I’ll never forget the first time I pulled a tray of these white chocolate cranberry pecan clusters from my fridge. My kitchen was filled with the sweet, buttery scent of toasting pecans, and I remember thinking how something so simple could look so elegant. I was searching for a no-bake holiday treat that felt special without the fuss, and this recipe was my answer. It’s become my go-to for gift-giving and lazy Sunday afternoons alike, and I’m so excited to share it with you. Trust me, one bite of that creamy, tart, and crunchy combination, and you’ll be as hooked as I am.
Ingredients
- 12 oz high-quality white chocolate chips
- 1 cup dried cranberries
- 1 cup pecan halves
Okay, let’s talk ingredients, because this is where the magic starts. The white chocolate is the star, so please don’t skimp here.

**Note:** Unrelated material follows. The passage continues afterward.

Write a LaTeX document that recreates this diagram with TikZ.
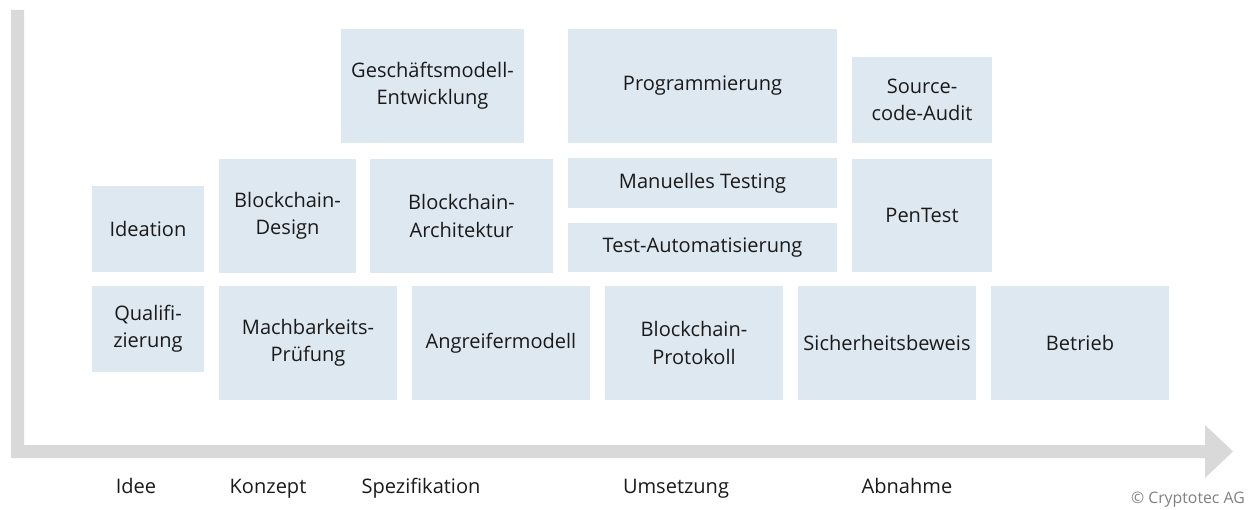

I’ve tried this with generic baking chips and with a good bar of white chocolate that I chopped myself, and the difference in creaminess and sweetness is night and day. A higher cocoa butter content means a smoother melt and richer flavor. For the dried cranberries, I personally love the ones sweetened with apple juice rather than heavy corn syrup—they offer a brighter, tangier pop. And for the pecans, using halves instead of pieces isn’t just for looks; it gives you those satisfying, substantial crunch points in every cluster. If you’re feeling adventurous, a tiny pinch of flaky sea salt sprinkled on top before they set is a game-changer I discovered on my third batch.
Equipment Needed
- Medium saucepan
- Heatproof glass or metal mixing bowl
- Baking sheet
- Parchment paper or silicone baking mat
- Spatula or wooden spoon
- Tablespoon or small cookie scoop
You really don’t need any fancy gadgets for this recipe, which is part of why I adore it. The most important tool is your bowl for melting the chocolate. I use a glass mixing bowl set over a saucepan of gently simmering water—this is called a double boiler, and it’s the safest way to melt chocolate without seizing it. I tried microwaving in 20-second bursts once, and it’s doable, but one distracted moment and you’ve got a chalky, ruined mess. Trust me, the stovetop method is more forgiving. A silicone baking mat is my personal hero here; the clusters peel off perfectly with zero sticking, but parchment paper works just fine in a pinch.